Thursday, February 18, 2016

NJ engineer Birdsall pleads guilty, faces multi-year jail term

Howard Birdsall in center - APP Photo by Thomas B. Costello

The onetime head of a prestigious Monmouth County, NJ engineering firm that met its demise during a state pay-to-play probe pleaded guilty today to corporate misconduct in a plea bargain that calls for a 4-year prison term, Kathleen Hopkins reports in the Asbury Park Press.

Howard Birdsall
, 72, of Brielle, the former chief executive officer of Eatontown-based Birdsall Services Group, entered a guilty plea to misconduct by a corporate official in a brief proceeding before Superior Court Judge James Den Uyl.

Birdsall admitted concealing or misrepresenting political contributions, in violation of state law, and also reimbursing Birdsall employees for political contributions they had made.

He acknowledged the scheme netted a benefit in excess of $75,000 to himself and others.

Birdsall, also the former longtime chairman of Brookdale Community College’s board of trustees, admitted that he operated Birdsall Services Group for the furtherance of a commission of a crime from Jan. 1, 2006 through May 31, 2012.

He made the admissions by replying with simple, affirmative answers to questions posed to him by his attorney, John P. McDonald.

Firm's downfall 
Birdsall was indicted March 26, 2013 along with his firm and six other of its key executives, in a case that swiftly led to the demise of one of New Jersey’s oldest and most prestigious engineering companies.

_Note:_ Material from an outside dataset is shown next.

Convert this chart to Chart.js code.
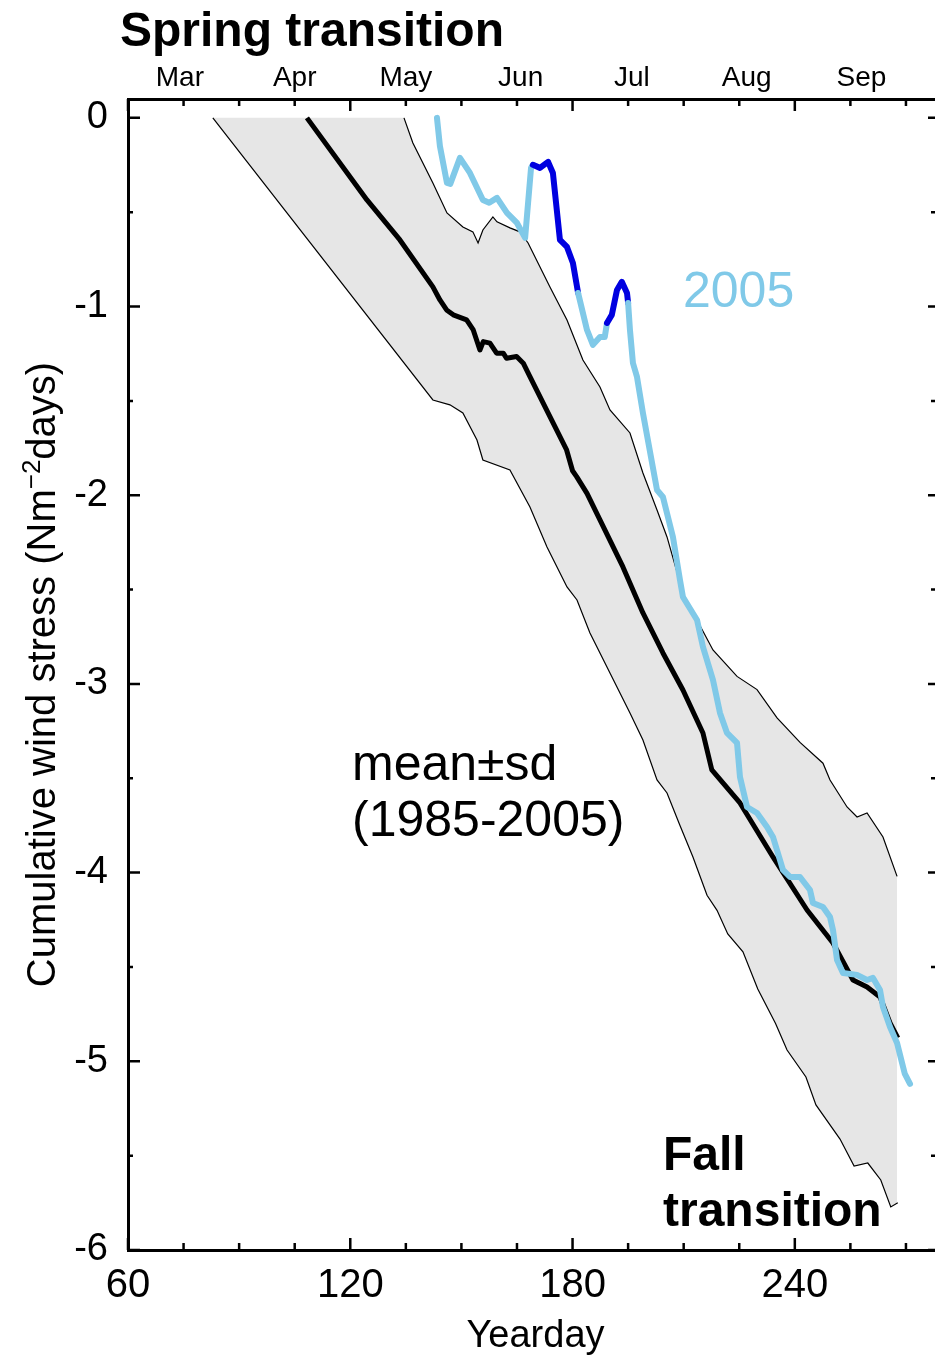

The state Attorney General’s Office alleged then that the firm and its executives deployed a scheme to skirt the state’s pay-to-play law by masking corporate political contributions as individual campaign donations and then reimbursing employees who made the donations in the form of company bonuses.

The state alleged the firm and its executives made more than $1 million dollars in illegal campaign contributions that, had they been reported as corporate political donations, would have disqualified it from public contracts.

Authorities at the time of the indictment alleged that Howard Birdsall made at least $49,808 in illegal campaign contributions.

Birdsall, in entering his guilty plea, agreed to forfeit that amount and turned over a check to the state in court to cover the forfeiture.

Deputy Attorney General Anthony Piccione said the plea agreement also calls for Birdsall to be banned for 10 years from bidding on public contracts or doing any public work, and that eight other criminal charges against the defendant will be dismissed.

He said he will recommend a four-year prison term for Birdsall with no period of parole ineligibility. The sentencing date is April 22.